Better Anchorage and Securement
The 135-degree hook offers superior anchorage compared to the 90-degree hook. This is because the angle of the bend creates a much tighter grip on the concrete and the surrounding steel reinforcement, preventing slippage during intense seismic events. The additional angle ensures the hooks stay embedded within the concrete, providing greater resistance to the dynamic forces experienced during an earthquake.
In contrast, the 90-degree hook, while once widely used, is prone to slippage and failure under seismic loading. The lack of sufficient anchorage in the 90-degree bend can lead to the early spalling (cracking and breaking) of concrete, which weakens the structure considerably during an earthquake.
Increased Confinement of Concrete
One of the primary purposes of seismic stirrups is to confine the core concrete within a structure, especially in columns. Proper confinement ensures that the compressive strength of the concrete is maintained under both normal and extreme loading conditions.
The 135-degree hook wraps more securely around the longitudinal reinforcement bars, effectively enclosing the concrete core. This additional confinement helps to prevent the buckling of longitudinal reinforcement, a common failure mode during seismic events. By contrast, the 90-degree hook does not offer the same level of confinement, leaving the concrete more vulnerable to degradation under stress.
Enhanced Ductility and Energy Dissipation
Ductility refers to the ability of a structure to deform under stress without breaking or collapsing. In earthquake engineering, high ductility is critical because it allows a structure to absorb and dissipate seismic energy over time, rather than transferring it directly to the building, which could lead to sudden failure.
The 135-degree seismic hook improves the overall ductility of the structure. It prevents premature failure by ensuring the reinforcement bars and concrete work together effectively, even under intense shaking. The improved anchorage of the 135-degree hook ensures that the stirrups remain engaged throughout the earthquake, providing vital support to the structural members.

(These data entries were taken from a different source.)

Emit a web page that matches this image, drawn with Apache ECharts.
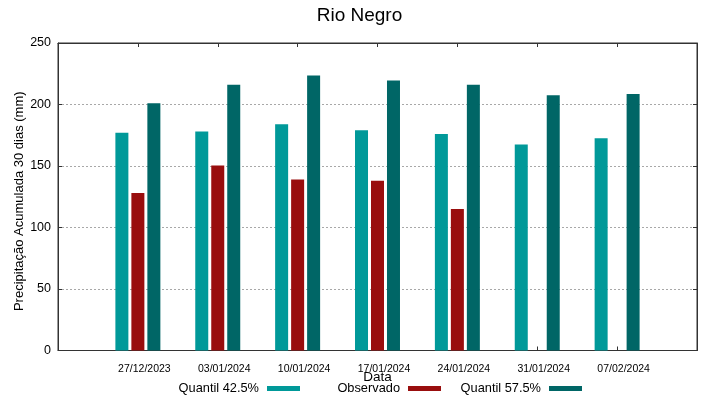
<!DOCTYPE html>
<html>
<head>
<meta charset="utf-8">
<script src="https://cdn.jsdelivr.net/npm/echarts@6/dist/echarts.min.js"></script>
<style>
html,body{margin:0;padding:0;background:#fff;}
#c{width:719px;height:399px;}
</style>
</head>
<body>
<div id="c"></div>
<script>
const dates = ['27/12/2023','03/01/2024','10/01/2024','17/01/2024','24/01/2024','31/01/2024','07/02/2024'];
const quantil425 = [177, 178, 184, 179, 176, 167.5, 172.5];
const observado = [128, 150.5, 139, 138, 115, null, null];
const quantil575 = [201, 216, 223.5, 219.5, 216, 207.5, 208.5];
const yTicks = [0, 50, 100, 150, 200, 250];

const FONT = '"Liberation Sans", Arial, sans-serif';
const cats = [''].concat(dates, ['']);
const pad = arr => [null].concat(arr, [null]);

const chart = echarts.init(document.getElementById('c'), null, {renderer: 'canvas'});
const legendBase = {
  orient: 'horizontal', align: 'right', icon: 'rect', itemWidth: 33, itemHeight: 5,
  padding: 0, top: 382, selectedMode: false,
  textStyle: {fontFamily: FONT, fontSize: 12.8, color: '#000', padding: [0, 3, 0, 0]}
};
const tick = {show: true, inside: true, length: 4, lineStyle: {color: '#333', width: 1}};
chart.setOption({
  backgroundColor: '#fff',
  animation: false,
  title: {
    text: 'Rio Negro', left: 'center', top: 1,
    textStyle: {fontFamily: FONT, fontSize: 19, fontWeight: 'normal', color: '#000'}
  },
  legend: [
    Object.assign({}, legendBase, {data: ['Quantil 42.5%'], right: 419}),
    Object.assign({}, legendBase, {data: ['Observado'], right: 278}),
    Object.assign({}, legendBase, {data: ['Quantil 57.5%'], right: 137})
  ],
  grid: {left: 58, top: 43, width: 639, height: 307.5, show: true, borderColor: '#333', borderWidth: 1,
         containLabel: false, outerBoundsMode: 'none'},
  xAxis: [{
    type: 'category', data: cats, boundaryGap: false, position: 'bottom',
    name: 'Data', nameLocation: 'middle', nameGap: 20, nameMoveOverlap: false,
    nameTextStyle: {fontFamily: FONT, fontSize: 13.5, color: '#000', lineHeight: 13},
    axisLine: {show: true, onZero: false, lineStyle: {color: '#333'}},
    axisTick: tick,
    axisLabel: {interval: 0, fontFamily: FONT, fontSize: 10.5, color: '#000', margin: 13, padding: [0, 0, 0, 13]},
    splitLine: {show: false}
  }, {
    type: 'category', data: cats, boundaryGap: false, position: 'top',
    axisLine: {show: true, onZero: false, lineStyle: {color: '#333'}},
    axisTick: tick,
    axisLabel: {show: false}, splitLine: {show: false}
  }],
  yAxis: [{
    type: 'value', min: yTicks[0], max: yTicks[yTicks.length - 1], interval: 50, position: 'left',
    name: 'Precipitação Acumulada 30 dias (mm)', nameLocation: 'middle', nameGap: 32, nameRotate: 90, nameMoveOverlap: false,
    nameTextStyle: {fontFamily: FONT, fontSize: 13, color: '#000', padding: [0, 9, 0, 0]},
    axisLine: {show: true, lineStyle: {color: '#333'}},
    axisTick: tick,
    axisLabel: {fontFamily: FONT, fontSize: 12.5, color: '#000', margin: 7},
    splitLine: {show: true, lineStyle: {color: '#a8a8a8', type: [2, 2], width: 1}}
  }, {
    type: 'value', min: yTicks[0], max: yTicks[yTicks.length - 1], interval: 50, position: 'right',
    axisLine: {show: true, lineStyle: {color: '#333'}},
    axisTick: tick,
    axisLabel: {show: false}, splitLine: {show: false}
  }],
  series: [
    {name: 'Quantil 42.5%', type: 'bar', data: pad(quantil425), barWidth: 13, barGap: '23%', itemStyle: {color: '#009999'}},
    {name: 'Observado', type: 'bar', data: pad(observado), barWidth: 13, barGap: '23%', itemStyle: {color: '#990e0e'}},
    {name: 'Quantil 57.5%', type: 'bar', data: pad(quantil575), barWidth: 13, barGap: '23%', itemStyle: {color: '#006666'}}
  ]
});
</script>
</body>
</html>
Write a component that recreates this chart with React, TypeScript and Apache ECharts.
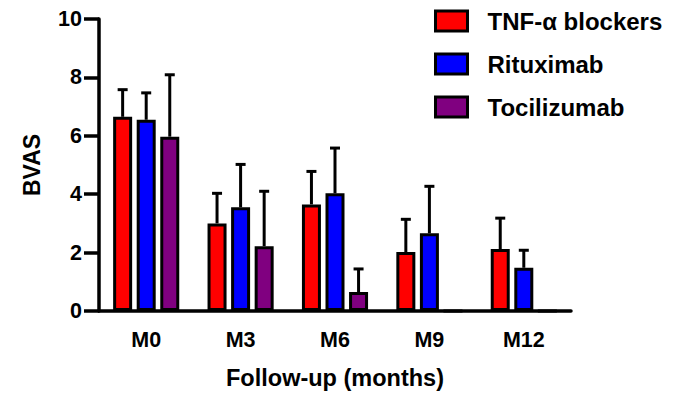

The 90-degree hook, on the other hand, lacks the same ability to prevent sudden failure. In areas with high seismic activity, using 90-degree hooks can lead to a brittle response in structural elements, causing catastrophic collapse during severe earthquakes.
Comparison Between 135-degree and 90-degree Hooks
Let’s break down the differences between the two designs:
| 35-Degree Hook | 90-Degree Hook |
|---|---|
| Offers superior anchorage, reducing the risk of slippage. | Prone to slippage under seismic loading. |
| Provides better concrete confinement, preventing buckling of reinforcement bars. | Less effective in confining concrete, increasing the risk of failure. |
| Enhances ductility and energy dissipation during seismic events. | Leads to more brittle failure modes under stress. |
| Standard in modern seismic design codes. | Used in older designs, but now largely replaced in earthquake-prone areas. |
Modern Building Codes and Seismic Design
Most modern building codes, such as those established by the International Building Code (IBC) and the American Concrete Institute (ACI), now require the use of 135-degree seismic hooks in regions with high seismic activity. These codes have been developed based on extensive research and lessons learned from past earthquakes, where structural failures were often linked to poor confinement and inadequate hook design.
The ACI 318 Building Code, for example, mandates the use of 135-degree hooks in seismic zones, ensuring that structures have the required ductility and strength to withstand earthquakes. The code also specifies the size, spacing, and placement of stirrups to optimize structural performance under both normal and seismic conditions.